Genomic region encoding an ABC transporter (BH_RS05910). RefSeq and Ensembl annotate it as pseudogene, Genoscope as fragmented pseudogene, while Prodigal and Chemgenome predict 2 CDSs. The reference genome (below the gray virtual genome bar; NCBI RefSeq track) differs from the assembly of the actual Bartonella henselae laboratory strain MQB277 [3] (MQB277 track above the virtual genome) by an insertion of 81 bp and a 1 bp deletion (red boxes); the 1 bp deletion causes a frameshift, evidenced by the lack of protein expression downstream of it (spectral count below the virtual genome; scaled from 0 to 800) and by transcriptomic data (reads mapped to the reference genome all support the insertion; lower panel). In contrast, the protein encoded by MQB277_12040 in the assembly is expressed over almost its entire length (class 1a peptides; 1 peptide identified by 7 PSMs spans the frameshift region), also supported by transcriptomic reads mapping without any mismatch (data not shown).
An RNA-seq based proteogenomics study [4] identified a novel gene when mapping our transcriptomics and proteomics data [1] against the NCBI reference genome (orange bar).
However, the ORF is only accurately identified accurately by having the correct genome sequence available.

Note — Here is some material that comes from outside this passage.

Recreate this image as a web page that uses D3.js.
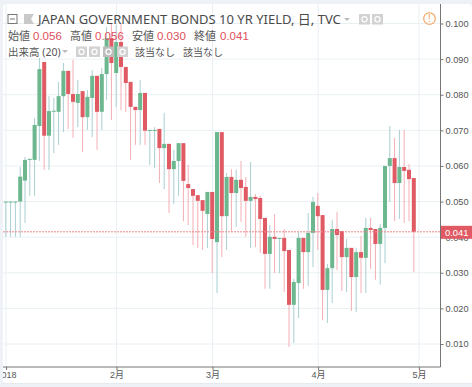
<!DOCTYPE html>
<html>
<head>
<meta charset="utf-8">
<script src="https://cdnjs.cloudflare.com/ajax/libs/d3/7.8.5/d3.min.js"></script>
<style>
    html, body { margin: 0; padding: 0; background: #eef1f5; }
    svg { display: block; }
    text { font-family: "Liberation Sans", "Noto Sans CJK JP", sans-serif; }
    .hdr { font-family: "Noto Sans", "Noto Sans CJK JP", sans-serif; }
</style>
</head>
<body>
<div id="chart"></div>
<script>
var openVals = [.0500, .0500, .0500, .0500, .0559, .0617, .0617, .0712, .0892, .0685, .0754, .0752, .0796, .0867, .0802, .0777, .0810, .0737, .0791, .0853, .0752, .0858,
    .0959, .0861, .0948, .0878, .0836, .0766, .0757, .0805, .0700, .0700, .0704, .0650, .0662, .0591, .0614, .0664, .0549, .0535, .0518, .0504, .0465,
    .0527, .0386, .0695, .0459, .0569, .0524, .0561, .0541, .0502, .0513, .0510, .0454, .0353, .0401, .0397, .0398, .0364, .0210, .0271, .0398, .0358, .0412,
    .0488, .0462, .0252, .0313, .0423, .0417, .0344, .0370, .0288, .0358, .0342, .0426, .0423, .0381, .0426, .0600, .0622, .0552, .0597, .0589, .0566]
var highVals = [.0500, .0500, .0500, .0597, .0625, .0620, .0735, .0903, .0892, .0796, .0791, .0836, .0889, .0867, .0898, .0841, .0810, .0813, .0869, .0853, .0875, .0990,
    .0999, .0996, .1001, .0878, .0836, .0766, .0841, .0805, .0701, .0709, .0704, .0749, .0662, .0645, .0664, .0664, .0603, .0535, .0518, .0504, .0527,
    .0527, .0695, .0695, .0580, .0591, .0589, .0614, .0569, .0611, .0521, .0516, .0454, .0434, .0465, .0398, .0423, .0364, .0283, .0415, .0398, .0468, .0513,
    .0524, .0462, .0325, .0448, .0471, .0417, .0395, .0370, .0370, .0403, .0454, .0454, .0423, .0437, .0600, .0712, .0679, .0701, .0701, .0605, .0566]
var lowVals = [.0401, .0401, .0401, .0401, .0440, .0516, .0516, .0614, .0589, .0589, .0636, .0659, .0695, .0704, .0679, .0709, .0639, .0701, .0681, .0645, .0701, .0785,
    .0729, .0766, .0757, .0752, .0617, .0659, .0659, .0659, .0603, .0594, .0552, .0535, .0468, .0493, .0516, .0445, .0434, .0378, .0370, .0364, .0370,
    .0299, .0243, .0344, .0364, .0415, .0429, .0443, .0401, .0370, .0372, .0356, .0255, .0255, .0299, .0299, .0246, .0092, .0103, .0173, .0255, .0263, .0316,
    .0364, .0167, .0159, .0215, .0308, .0249, .0246, .0193, .0190, .0243, .0243, .0311, .0280, .0266, .0327, .0499, .0445, .0451, .0440, .0445, .0302]
var closeVals = [.0500, .0500, .0500, .0570, .0617, .0620, .0715, .0872, .0685, .0754, .0755, .0796, .0867, .0802, .0780, .0802, .0737, .0794, .0853, .0752, .0858, .0959,
    .0889, .0948, .0878, .0833, .0766, .0757, .0805, .0699, .0701, .0701, .0650, .0662, .0591, .0614, .0664, .0558, .0538, .0516, .0502, .0474, .0527,
    .0395, .0695, .0459, .0569, .0524, .0561, .0538, .0502, .0513, .0507, .0451, .0353, .0401, .0395, .0398, .0361, .0210, .0274, .0398, .0358, .0412, .0499,
    .0459, .0252, .0313, .0423, .0406, .0344, .0370, .0288, .0358, .0342, .0426, .0420, .0381, .0426, .0600, .0622, .0552, .0597, .0586, .0563, .0415]

var yTicks = [.01, .02, .03, .04, .05, .06, .07, .08, .09, .10]
var xTickIndex = [0, 23, 43, 65, 86]
var xTickLabels = ["2018", "2月", "3月", "4月", "5月"]
var lastLabel = "0.041"

var headerNames = ["始値", "高値", "安値", "終値"]
var headerVals = ["0.056", "0.056", "0.030", "0.041"]

var W = 472, H = 387
var plot = { left: 3, right: 440.5, top: 4, bottom: 367 }
var GREEN = "#6cb78e", RED = "#e05a64", GREEN_WICK = "#a9cfd0", RED_WICK = "#f3aeb6", GRID = "#e9f0f4"

var svg = d3.select("#chart").append("svg")
    .attr("width", W)
    .attr("height", H)

// white card with rounded corners
svg.append("rect")
    .attr("x", plot.left).attr("y", plot.top)
    .attr("width", W - plot.left).attr("height", 380)
    .attr("rx", 4)
    .attr("fill", "#ffffff")

var defs = svg.append("defs")
defs.append("clipPath").attr("id", "plotClip")
    .append("rect")
    .attr("x", plot.left).attr("y", plot.top)
    .attr("width", plot.right - plot.left).attr("height", plot.bottom - plot.top)
defs.append("clipPath").attr("id", "xClip")
    .append("rect").attr("x", plot.left).attr("y", -1).attr("width", W).attr("height", 20)
defs.append("filter").attr("id", "soft")
    .append("feGaussianBlur").attr("stdDeviation", .3)

var x = d3.scaleLinear().domain([0, 86]).range([6.1, 418.9])
var y = d3.scaleLinear().domain([.01, .10]).range([344, 23.5])
var up = function (i) { return closeVals[i] >= openVals[i] }

// grid
var grid = svg.append("g").attr("clip-path", "url(#plotClip)")
grid.selectAll(".h").data(yTicks).enter().append("line")
    .attr("x1", plot.left).attr("x2", plot.right)
    .attr("y1", function (d) { return y(d) }).attr("y2", function (d) { return y(d) })
    .attr("stroke", GRID)
grid.selectAll(".v").data(xTickIndex).enter().append("line")
    .attr("y1", plot.top).attr("y2", plot.bottom)
    .attr("x1", function (d) { return x(d) }).attr("x2", function (d) { return x(d) })
    .attr("stroke", GRID)

// candles
var idx = d3.range(openVals.length)
var candles = svg.append("g").attr("clip-path", "url(#plotClip)").append("g").attr("filter", "url(#soft)")
candles.selectAll(".wick").data(idx).enter().append("line")
    .attr("x1", function (i) { return x(i) - .3 }).attr("x2", function (i) { return x(i) - .3 })
    .attr("y1", function (i) { return y(highVals[i]) })
    .attr("y2", function (i) { return y(lowVals[i]) })
    .attr("stroke-width", 1)
    .attr("stroke", function (i) { return up(i) ? GREEN_WICK : RED_WICK })
candles.selectAll(".body").data(idx).enter().append("rect")
    .attr("x", function (i) { return x(i) - 2.3 })
    .attr("width", 4)
    .attr("y", function (i) { return y(Math.max(openVals[i], closeVals[i])) })
    .attr("height", function (i) { return Math.max(1, Math.abs(y(openVals[i]) - y(closeVals[i]))) })
    .attr("fill", function (i) { return up(i) ? GREEN : RED })

// last price line
svg.append("line")
    .attr("x1", plot.left).attr("x2", plot.right)
    .attr("y1", y(closeVals[85])).attr("y2", y(closeVals[85]))
    .attr("stroke", "#ee858e")
    .attr("stroke-dasharray", "2,1")

// axes
var yAxis = svg.append("g")
    .attr("transform", "translate(" + plot.right + ",0)")
    .call(d3.axisRight(y).tickValues(yTicks).tickFormat(d3.format(".3f")).tickSize(3).tickPadding(2))
yAxis.select(".domain").attr("d", "M0," + plot.top + "V" + plot.bottom).attr("stroke", "#757575")
yAxis.selectAll(".tick line").attr("stroke", "#757575")
yAxis.selectAll("text").attr("font-size", 9.2).attr("fill", "#555").style("font-family", "'Liberation Sans'")

var xAxis = svg.append("g")
    .attr("transform", "translate(0," + plot.bottom + ")")
    .attr("clip-path", "url(#xClip)")
xAxis.call(d3.axisBottom(x).tickValues(xTickIndex)
    .tickFormat(function (d, i) { return xTickLabels[i] }).tickSize(3).tickPadding(2))
xAxis.select(".domain").attr("d", "M" + plot.left + ",0H" + plot.right).attr("stroke", "#757575")
xAxis.selectAll(".tick line").attr("stroke", "#757575")
xAxis.selectAll("text").attr("font-size", 9).attr("fill", "#555")

svg.append("line").attr("x1", plot.left).attr("x2", W).attr("y1", 383.5).attr("y2", 383.5).attr("stroke", "#e6e9ed")

// last price label
svg.append("rect")
    .attr("x", plot.right + .5).attr("y", y(closeVals[85]) - 6)
    .attr("width", W - plot.right).attr("height", 13)
    .attr("fill", RED)
svg.append("text")
    .attr("x", 445).attr("y", y(closeVals[85]) + 4.3)
    .attr("font-size", 9.4)
    .attr("fill", "#fff")
    .text(lastLabel)

// header
var hdr = svg.append("g")
hdr.append("rect").attr("x", 8).attr("y", 14.5).attr("width", 9).attr("height", 9)
    .attr("fill", "#fff").attr("stroke", "#777")
hdr.append("line").attr("x1", 10).attr("x2", 15).attr("y1", 19).attr("y2", 19).attr("stroke", "#777")
hdr.append("path").attr("d", "M24,14H34L31,19L34,24H24Z").attr("fill", "#c9c9c9")

hdr.append("text").attr("class", "hdr")
    .attr("x", 38).attr("y", 24)
    .attr("font-size", 13).attr("fill", "#4a4a4a")
    .text("JAPAN GOVERNMENT BONDS 10 YR YIELD, 日, TVC")
hdr.append("path").attr("d", "M344,18h6l-3,3Z").attr("fill", "#bbb")
iconBox(hdr, 359, 14, "#d2d2d2")
iconBox(hdr, 372, 14, "#d2d2d2")

var nameX = [8, 70, 132, 194]
var valX = [33, 95, 157, 220]
headerNames.forEach(function (n, i) {
    hdr.append("text").attr("class", "hdr").attr("x", nameX[i]).attr("y", 40)
        .attr("font-size", 11).attr("fill", "#555").text(n)
    hdr.append("text").attr("x", valX[i]).attr("y", 40)
        .attr("font-size", 11.5).attr("fill", "#e0505c").text(headerVals[i])
})

hdr.append("text").attr("class", "hdr").attr("x", 8).attr("y", 55.5)
    .attr("font-size", 10.5).attr("fill", "#555").text("出来高 (20)")
hdr.append("path").attr("d", "M62,50h6l-3,3Z").attr("fill", "#bbb")
iconBox(hdr, 76, 46.5, "#d2d2d2")
iconBox(hdr, 89, 46.5, "#d2d2d2")
iconBox(hdr, 103, 46.5, "#bdbdbd")
iconBox(hdr, 117, 46.5, "#d2d2d2")
hdr.append("text").attr("class", "hdr").attr("x", 135).attr("y", 55.5)
    .attr("font-size", 10).attr("fill", "#555").text("該当なし")
hdr.append("text").attr("class", "hdr").attr("x", 183).attr("y", 55.5)
    .attr("font-size", 10).attr("fill", "#555").text("該当なし")

function iconBox(g, bx, by, fill) {
    g.append("rect").attr("x", bx).attr("y", by).attr("width", 11).attr("height", 10.5).attr("fill", fill)
    g.append("circle").attr("cx", bx + 5.5).attr("cy", by + 5.2).attr("r", 2.6)
        .attr("fill", "none").attr("stroke", "#fff").attr("stroke-width", 1.2)
}

// warning icon
hdr.append("circle").attr("cx", 429.5).attr("cy", 18.5).attr("r", 5.8)
    .attr("fill", "#fff").attr("stroke", "#f0a05a").attr("stroke-width", 1.1)
hdr.append("text").attr("x", 429.5).attr("y", 22.3).attr("text-anchor", "middle")
    .attr("font-size", 10).attr("fill", "#f0a05a").text("!")
</script>
</body>
</html>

Annotation hierarchy illustration
Figure 4E.
Example 2
Highlighting the critical importance of having the correct genome sequence available

Evidence for a SNV causing a non-synonymous SAAV in the CDS of transcription elongation factor GreA. Four peptides (2, 4, 8, 39 PSMs) confirming this SAAV (Glycine in reference to Glutamic acid in our assembly) are mapped to this position in MQB277.

Annotation hierarchy illustration
Figure 4F.

References

  • [1]
    D. J. Stekhoven, U. Omasits, M. Quebatte, C. Dehio, and C. H. Ahrens. 2014. Proteome-wide identification of predominant subcellular protein localizations in a bacterial model organism. Journal of Proteomics 99: 123-137. 10.1016/j.jprot.2014.01.015.
  • [2]
    U. Omasits, M. Quebatte, D. Stekhoven, C. Fortes, B. Roschitzki, M. D. Robinson, C. Dehio, and C. H. Ahrens. 2013. Directed shotgun proteomics guided by saturated RNA-seq identifies a complete expressed prokaryotic proteome. Genome research 23: 1916-1927. 10.1101/gr.151035.112.
  • [3]
    U. Omasits, A. R. Varadarajan, M. Schmid, S. Goetze, D. Melidis, M. Bourqui, O. Nikolayeva, M. Quebatte, A. Patrignani, C. Dehio, J. E. Frey, M. D. Robinson, B. Wollscheid, and C. H. Ahrens. 2017. An integrative strategy to identify the entire protein coding potential of prokaryotic genomes by proteogenomics. Genome Research 27: 2083-2095. 10.1101/gr.218255.116.
  • [4]
    F. Singer, and B. Y. Renard. 2015. MSProGene: Integrative proteogenomics beyond six-frames and single nucleotide polymorphisms. Bioinformatics (Oxford, England) 31: i106-i115. 10.1093/bioinformatics/btv236.